Misal bir kadın; hepimizin aklına öyle olmak mecburiymiş gibi yerleştirilen fit, sıfır beden ve zayıf kalıplarından farklıysa vay haline; fütursuzlar hemen görev başına geliyor ve “Bu kilolar ne, acil çözmen lazım!” tadında yorumlar başlıyor. Son olarak bir takipçisinin başarılı oyuncu Aslıhan Gürbüz’e yaptığı gibi... Üstelik Gürbüz gerçekten çok güzel bir kadın, oynadığı diziyi bayılarak izliyorum, güzel eşittir sıska demek değil yani! Annemin lafı geldi aklıma: “Kadın dediğin balık etli olur, zayıflayıp da erkek çocuğuna benzeme!”
İnsani değerler yerlerde...
Bir başkasını fiziksel özellikleri nedeniyle yaralamaya çalışırken, “Bana ne kadının kilosundan, benim ne haddime bunun yorumunu yapmak” da demiyorlar. Öyle bir kendini bilmezlik ve kötü niyet sarmalındalar! Gerçi 11 gencecik kadının hayallerini yarım bırakıp gittiği jet kazasından sonra yapılan insanlık dışı yorumları düşününce, hiçbir şeye şaşırmamak lazım bu devirde! Yozlaşmanın ve insani değerleri kaybetmenin zirvesindeyiz.

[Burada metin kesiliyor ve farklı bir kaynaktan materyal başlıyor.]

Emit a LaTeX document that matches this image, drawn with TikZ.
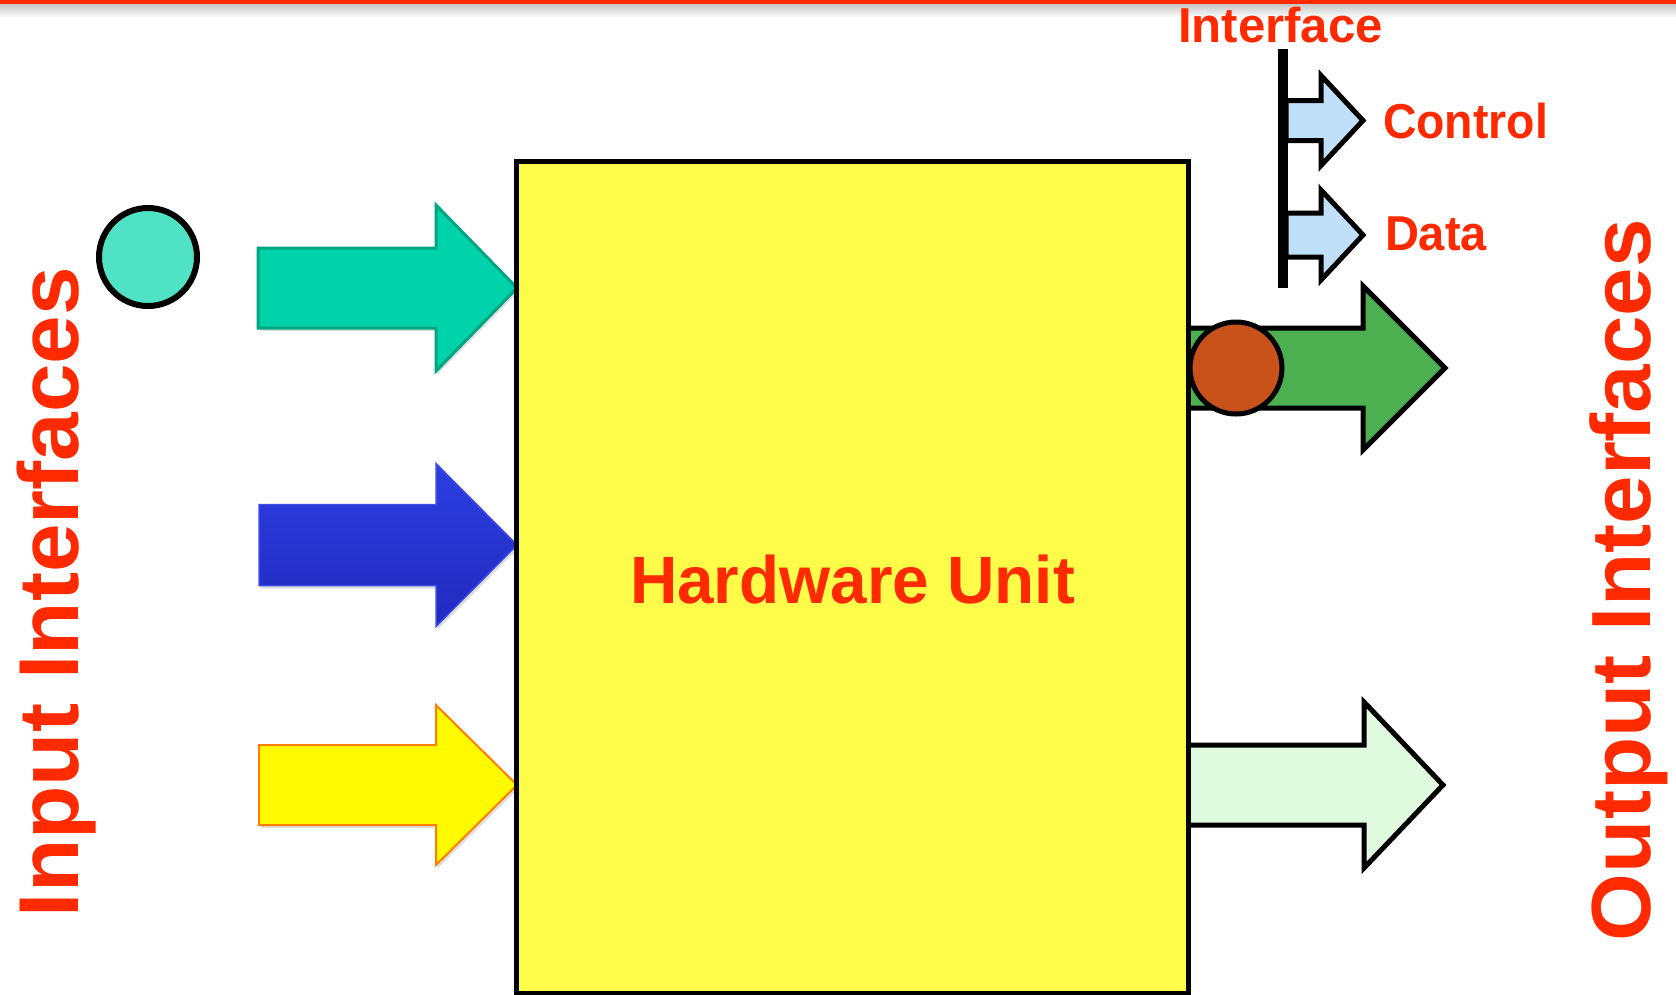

Kilosuyla ilgili atıp tutan takipçinin mesajlarından sonra; “Birbirinizin kaşıyla gözüyle uğraşmayı, kimin ne giydiğine, ne yiyip içtiğine bakmayı, kirli fikirlerinizi beyan etmeyi bırakın. Kendinizi, doğayı sevin, sizden başka hayatlara, bedenlere ve ruhlara saygı gösterin” demiş Aslıhan Gürbüz. Ne kadar doğru söylemiş. Benim de birkaç eklemem olacak...
- Bir insanın yüzüne karşı söylemeye cesaret edemeyeceğin şeyleri, klavye tuşlarının arasına saklanarak da söyleme, acınası oluyor.

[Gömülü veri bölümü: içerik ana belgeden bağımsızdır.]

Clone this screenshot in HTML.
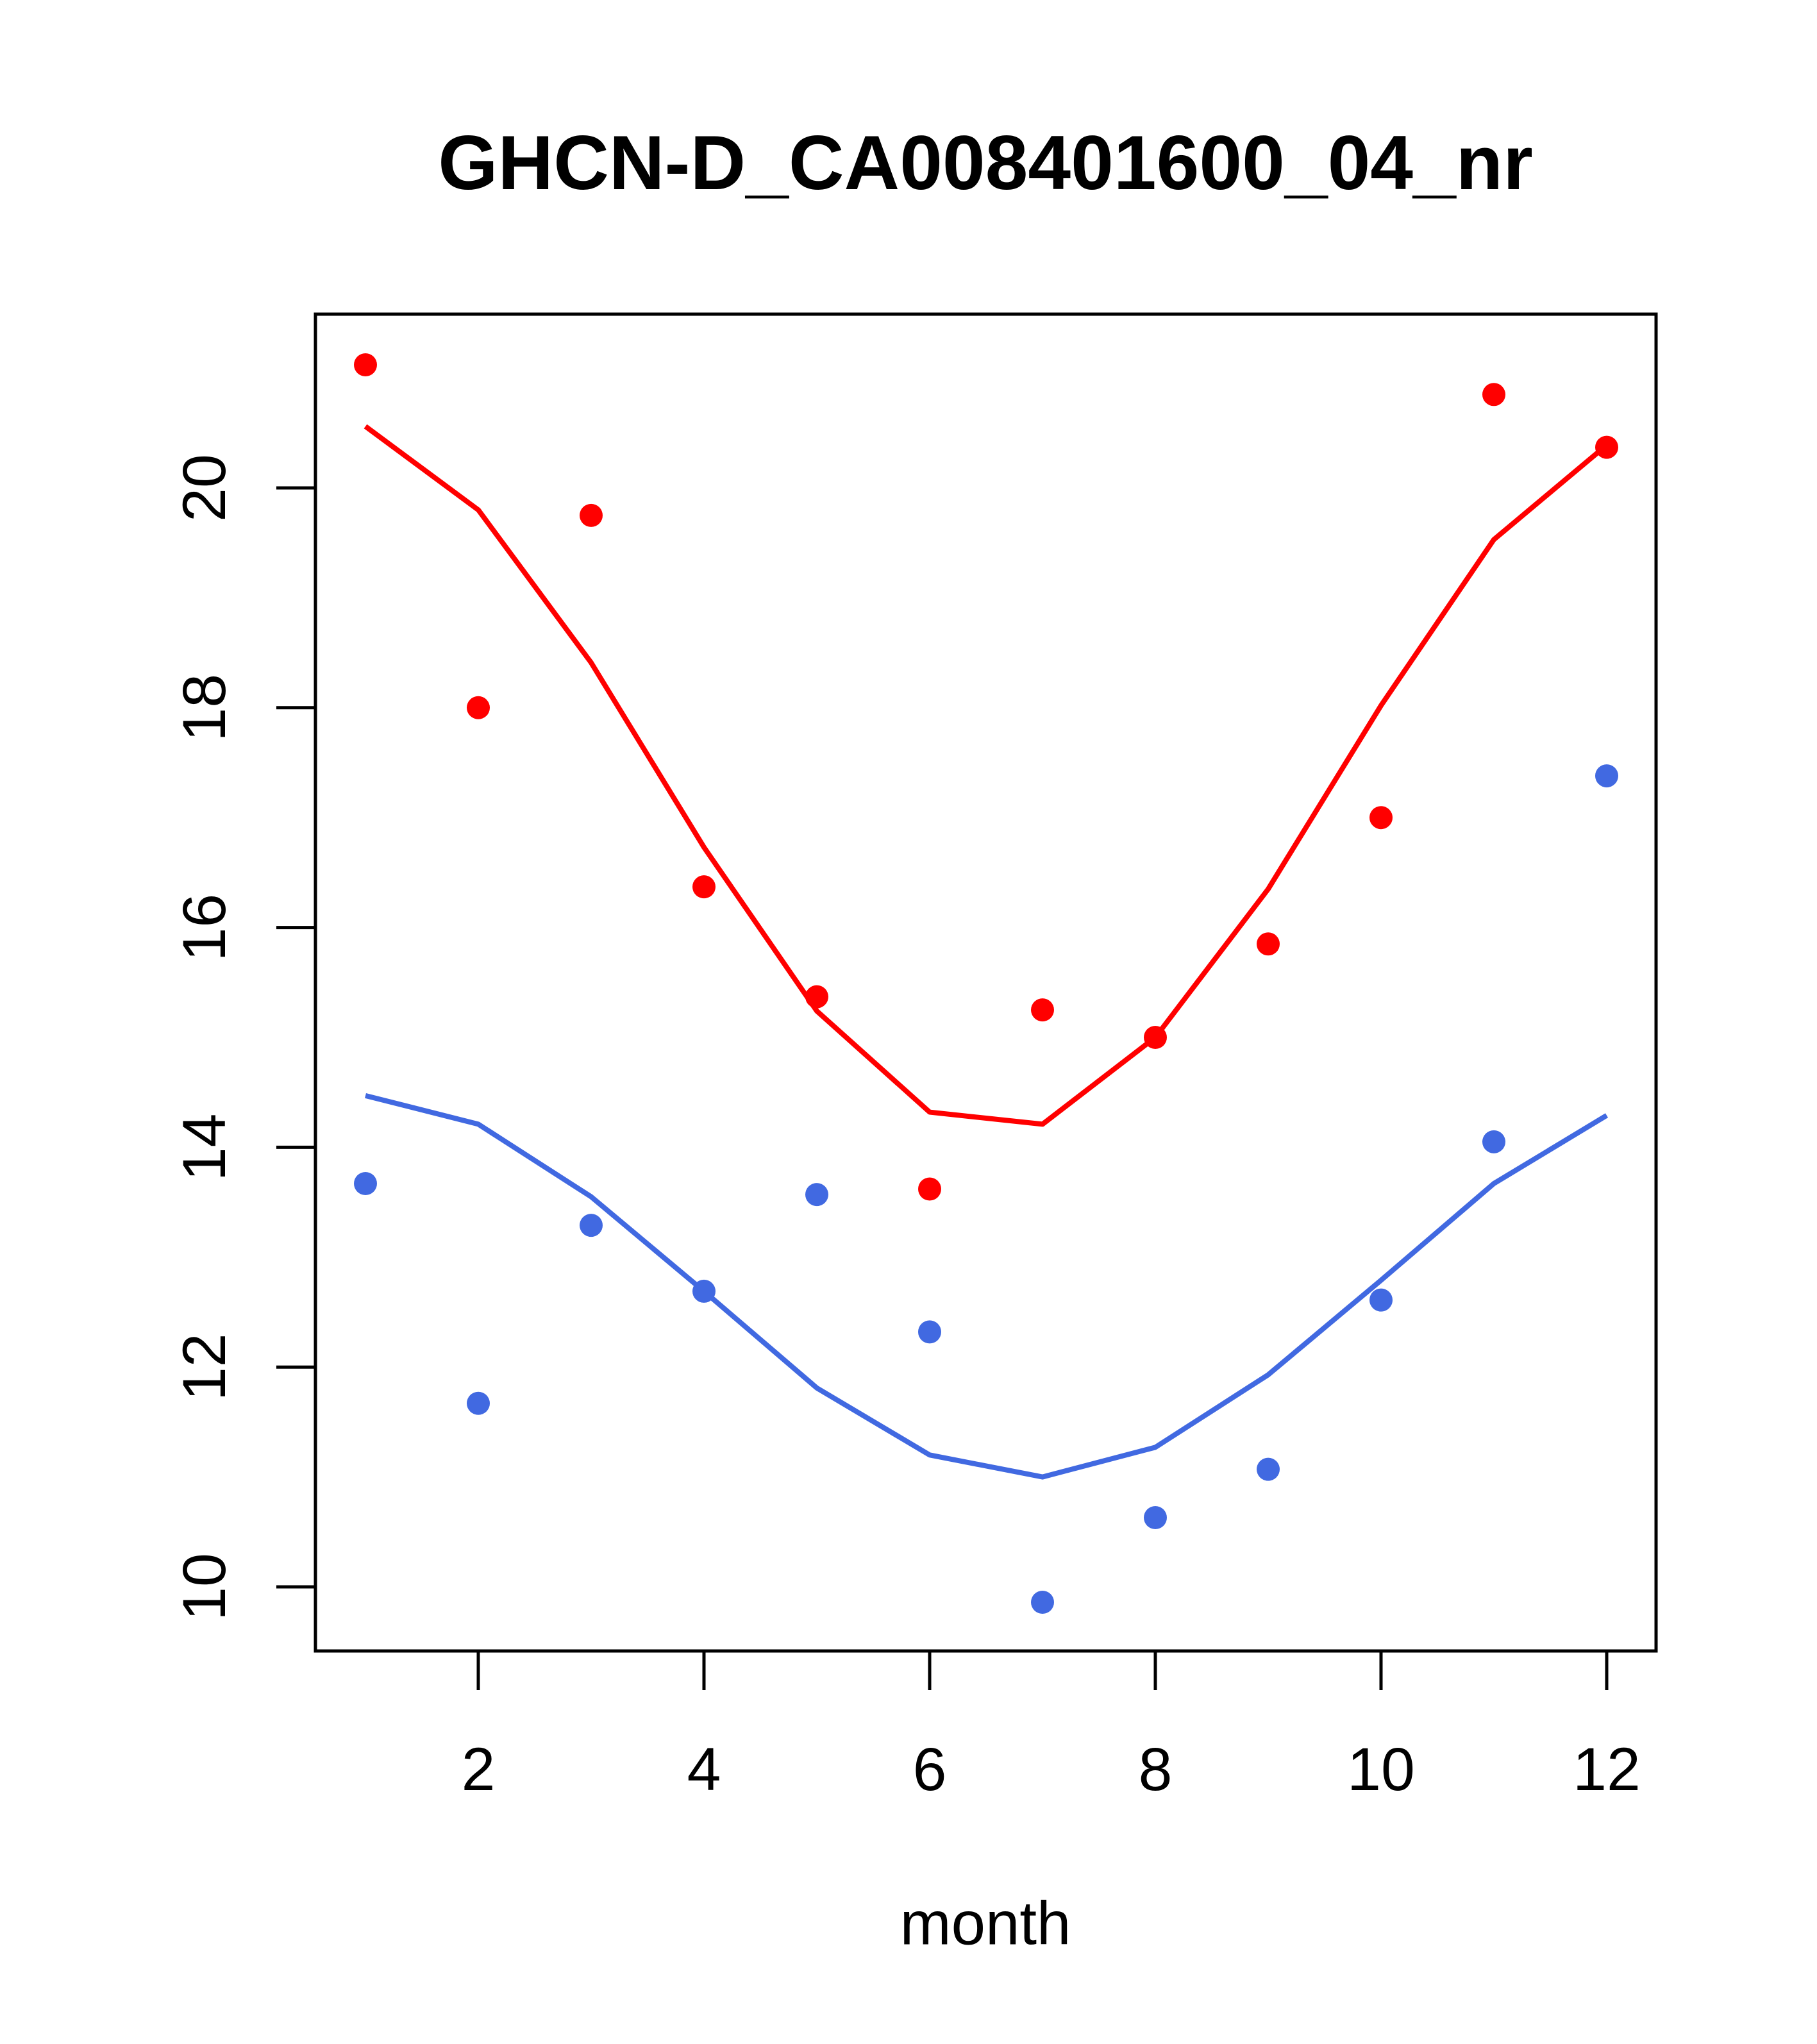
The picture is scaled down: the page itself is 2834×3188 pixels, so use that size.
<!DOCTYPE html>
<html><head><meta charset="utf-8"><style>
html,body{margin:0;padding:0;background:#fff;}
svg{display:block;font-family:"Liberation Sans",Arial,sans-serif;}
</style></head><body>
<svg id="chart" width="2834" height="3188" viewBox="0 0 2834 3188" xmlns="http://www.w3.org/2000/svg">
<rect width="2834" height="3188" fill="#fff"/>
<text x="1537" y="254" font-size="120" font-weight="bold" text-anchor="middle" dominant-baseline="central">GHCN-D_CA008401600_04_nr</text>
<rect x="492" y="490" width="2091" height="2085" fill="none" stroke="#000" stroke-width="5"/>
<text x="1537" y="3000" font-size="96" text-anchor="middle" dominant-baseline="central">month</text>
<g id="axes"></g>
<g id="series"></g>
</svg>
<script>
const months = [1,2,3,4,5,6,7,8,9,10,11,12];
const redPoints = [21.12,18.0,19.75,16.37,15.37,13.62,15.25,15.0,15.85,17.0,20.85,20.37];
const redLine = [20.56,19.8,18.41,16.73,15.24,14.32,14.21,15.0,16.35,18.02,19.53,20.39];
const bluePoints = [13.67,11.67,13.29,12.69,13.57,12.32,9.86,10.63,11.07,12.61,14.05,17.38];
const blueLine = [14.47,14.21,13.55,12.69,11.81,11.2,11.0,11.27,11.93,12.79,13.67,14.29];
const xTicks = [2,4,6,8,10,12];
const yTicks = [10,12,14,16,18,20];

const NS = "http://www.w3.org/2000/svg";
function xs(m){ return 746 + (m-2)*176; }
function ys(v){ return 2475 - (v-10)*171.4; }
function mk(tag, attrs, parent){
  const e = document.createElementNS(NS, tag);
  for (const k in attrs) e.setAttribute(k, attrs[k]);
  parent.appendChild(e);
  return e;
}
const axes = document.getElementById('axes');
const series = document.getElementById('series');

mk('line',{x1:xs(2),x2:xs(12),y1:2575,y2:2575,stroke:'#000','stroke-width':5},axes);
mk('line',{x1:492,x2:492,y1:ys(10),y2:ys(20),stroke:'#000','stroke-width':5},axes);
xTicks.forEach(t=>{
  const l = mk('line',{x1:xs(t),x2:xs(t),y1:2575,y2:2636,stroke:'#000','stroke-width':5},axes);
  
  
  const tx = mk('text',{x:xs(t),y:2760,'font-size':95,'text-anchor':'middle','dominant-baseline':'central'},axes);
  tx.textContent = t;
  
  
});
yTicks.forEach(t=>{
  const l = mk('line',{x1:431,x2:492,y1:ys(t),y2:ys(t),stroke:'#000','stroke-width':5},axes);
  
  
  const tx = mk('text',{x:319,y:ys(t),'font-size':95,'text-anchor':'middle','dominant-baseline':'central',transform:'rotate(-90 319 '+ys(t)+')'},axes);
  tx.textContent = t;
  
  
});

function drawLine(vals, color, name){
  const pts = vals.map((v,i)=>xs(months[i])+','+ys(v)).join(' ');
  const p = mk('polyline',{points:pts,fill:'none',stroke:color,'stroke-width':8,'stroke-linejoin':'round'},series);
  
  
}
function drawPoints(vals, color, name){
  vals.forEach((v,i)=>{
    const c = mk('circle',{cx:xs(months[i]),cy:ys(v),r:18,fill:color},series);
    
    
  });
}
drawLine(redLine,'#ff0000','red-line');
drawLine(blueLine,'#4169e1','blue-line');
drawPoints(redPoints,'#ff0000','red-point');
drawPoints(bluePoints,'#4169e1','blue-point');
</script>
</body></html>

- Sosyal medyada “Kime ne laf soksam” diye harcadığın mesaiyi, kendini sevebilmek için harca. Kendini seven insan, etrafa saldırma gereği duymaz.
- Başkalarının hayatını didiklemeyi bırakıp, kendi hayatını anlamlı hale getirmeye yoğunlaş. Boş boş oturup millete sarma, kendin için bir şeyler yap.
- Kıskançlık yapma, kin gütme. Hadsiz, fütursuz olma. Daha iyi bir insan olmayı dene.
- Bu son madde hepimize; sosyal medyadan mümkün olduğunca uzak dur. Sanal dünyada vakit geçirirken hayat son hız kaçıp gidiyor. Gerçek dünyaya dönün a dostlar!